Considere a condição de sua vida. Em última instância, não importa se ela parece significativa em termos mundanos. O verdadeiro significado da sua vida flui a partir de sua conexão à vida de Jesus. Se Deus te uniu a Jesus pela fé, então ele está fazendo algo grandioso em você. O Espírito Santo silenciosamente aplica os benefícios de Jesus Cristo em você. Ele continua a te apontar o amor de Cristo e a te ensinar a obedecê-lo. Ele garante que você é um filho de Deus. Ele te dá propósito na vida. Ele assegura o seu progresso rumo à glória. O que pode ser maior que o poder de Deus trabalhando em você?

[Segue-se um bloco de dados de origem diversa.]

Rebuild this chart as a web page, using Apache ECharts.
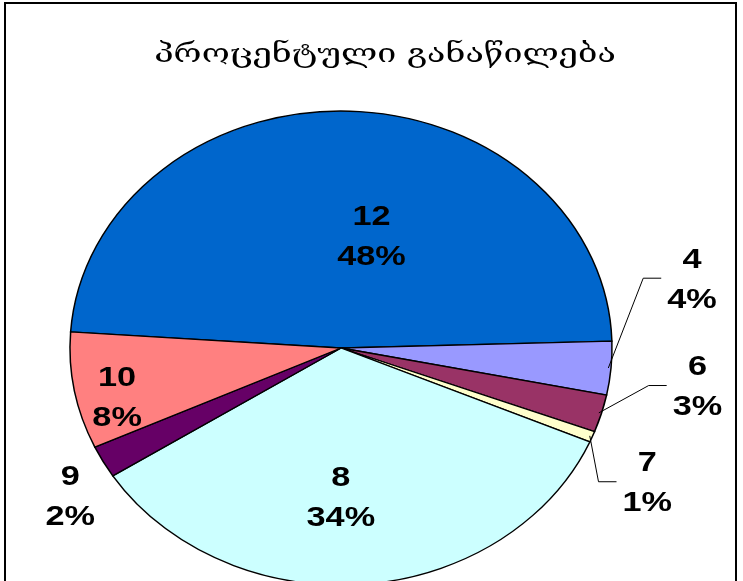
<!DOCTYPE html>
<html>
<head>
<meta charset="utf-8">
<script src="https://cdn.jsdelivr.net/npm/echarts@6/dist/echarts.min.js"></script>
<style>
  html, body { margin: 0; padding: 0; background: #fff; }
  #chart { width: 743px; height: 581px; }
</style>
</head>
<body>
<div id="chart"></div>
<script>
// slice names and their estimated share, clockwise from the big blue one
var categories = ['12', '4', '6', '7', '8', '9', '10'];
var shares = [48.45, 3.65, 2.55, 0.75, 34.45, 2.2, 7.95];
var colors = ['#0066CC', '#9999FF', '#993366', '#FFFFCC', '#CCFFFF', '#660066', '#FF8080'];
var titleText = 'პროცენტული განაწილება';

// pie geometry (squashed pie: drawn as a circle and scaled in y)
var CX = 341, CY = 348, RX = 271, RY = 237;
var START_DEG = 183.9; // first slice starts here, clockwise from 3 o'clock

// label placement: k = fraction of the radius along the slice middle,
// dx/dy = nudge in px, leader = draw a connector line
var labelLayout = [
  { k: 0.47, dx: 28, dy: 1 },
  { k: 1, dx: 81, dy: -88, leader: true },
  { k: 1, dx: 96, dy: -26, leader: true },
  { k: 1, dx: 55, dy: 47, leader: true },
  { k: 0.63, dx: -14, dy: 2 },
  { k: 1, dx: -33, dy: 36 },
  { k: 0.84, dx: 0, dy: 15 }
];

var LABEL_FONT = 'bold 27px "Liberation Sans", Arial, sans-serif';
var STRETCH = 1.27; // the original text is wider than normal

var total = shares.reduce(function (a, b) { return a + b; }, 0);
var angles = [START_DEG * Math.PI / 180];
shares.forEach(function (v, i) {
  angles.push(angles[i] + v / total * Math.PI * 2);
});

function pct(v) {
  return Math.round(v / total * 100) + '%';
}

var measureCtx = document.createElement('canvas').getContext('2d');
function textWidth(str) {
  measureCtx.font = LABEL_FONT;
  return measureCtx.measureText(str).width;
}

function edgePoint(a, k) {
  return [CX + k * RX * Math.cos(a), CY + k * RY * Math.sin(a)];
}

function renderSlice(params, api) {
  var i = params.dataIndex;
  return {
    type: 'sector',
    x: CX,
    y: CY,
    scaleY: RY / RX,
    shape: { cx: 0, cy: 0, r: RX, r0: 0, startAngle: angles[i], endAngle: angles[i + 1], clockwise: true },
    style: { fill: colors[i], stroke: '#000', lineWidth: 1.5, strokeNoScale: true }
  };
}

function renderLabel(params, api) {
  var i = params.dataIndex;
  var lay = labelLayout[i];
  var mid = (angles[i] + angles[i + 1]) / 2;
  var p = edgePoint(mid, lay.k);
  var lx = p[0] + lay.dx, ly = p[1] + lay.dy;
  var perc = pct(api.value(0));
  var children = [{
    type: 'text',
    x: lx,
    y: ly,
    scaleX: STRETCH,
    style: {
      text: categories[i] + '\n' + perc,
      font: LABEL_FONT,
      fill: '#000',
      align: 'center',
      verticalAlign: 'middle',
      lineHeight: 40
    }
  }];
  if (lay.leader) {
    var w = Math.max(textWidth(categories[i]), textWidth(perc)) * STRETCH;
    var left = lx - w / 2;
    var start = edgePoint(mid, 0.99);
    children.push({
      type: 'polyline',
      shape: { points: [start, [left - 24, ly - 2], [left - 6, ly - 2]] },
      style: { stroke: '#000', lineWidth: 1, fill: null }
    });
  }
  return { type: 'group', children: children };
}

var chart = echarts.init(document.getElementById('chart'));
chart.setOption({
  backgroundColor: '#fff',
  animation: false,
  graphic: [{
    type: 'text',
    x: 385,
    y: 41,
    scaleX: 1.26,
    style: {
      text: titleText,
      font: '27px "DejaVu Serif"',
      fill: '#000',
      align: 'center',
      verticalAlign: 'top'
    }
  }, {
    type: 'rect',
    shape: { x: 5, y: 3, width: 731, height: 640 },
    style: { fill: null, stroke: '#000', lineWidth: 2 },
    z: 10
  }],
  series: [{
    type: 'custom',
    name: 'slices',
    coordinateSystem: 'none',
    renderItem: renderSlice,
    data: shares.map(function (v) { return [v]; })
  }, {
    type: 'custom',
    name: 'labels',
    coordinateSystem: 'none',
    renderItem: renderLabel,
    data: shares.map(function (v) { return [v]; }),
    z: 5
  }]
});
</script>
</body>
</html>
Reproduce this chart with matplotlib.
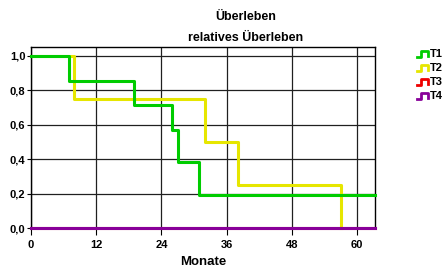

De forma similar, a grandeza da obra salvadora de Deus nos dá esperança em meio às desordens, complexidades e decepções da vida. No estábulo, ninguém realmente tinha uma auréola em torno da cabeça (apesar dos cartões de Natal!). Maria e José chegaram àquele local por causa de rejeição e contratempos. A cena da manjedoura capta algo que é real da vida em um mundo caído. Alegria se mistura com privação. Promessa se mistura com bagunça. Ainda assim, em Belém, é Jesus quem entra em cena para cumprir a promessa e para providenciar a alegria em meio a uma situação que, em outro caso, seria triste e imperceptível.

Nós servimos a esse mesmo Salvador, e, portanto, não devemos ficar desencorajados quando a vida parece difícil, confusa ou deficiente de glória exterior. Nunca devemos dizer: “Minha vida não é importante o bastante para ser usada por Jesus.” Ou “Algo deve estar errado porque minhas experiências espirituais não são muito dramáticas.” Ou “Minha vida é muito confusa para glorificar a Deus.” Quando pensamos sobre como Jesus nasceu num estábulo, na companhia de pessoas humildes, percebemos que Deus não evita as bagunças. O Seu trabalho não depende de nossas qualificações, e sim de sua graça.

Jesus vem diretamente às vidas confusas. A todos que se arrependem de seus pecados e acreditam nele, vem com uma promessa de acabar com a bagunça, com a culpa, e com o medo da morte e do julgamento. Ele vem para nos restaurar com Deus e para nos levar ao seu reino. Esta é a maior lição da manjedoura.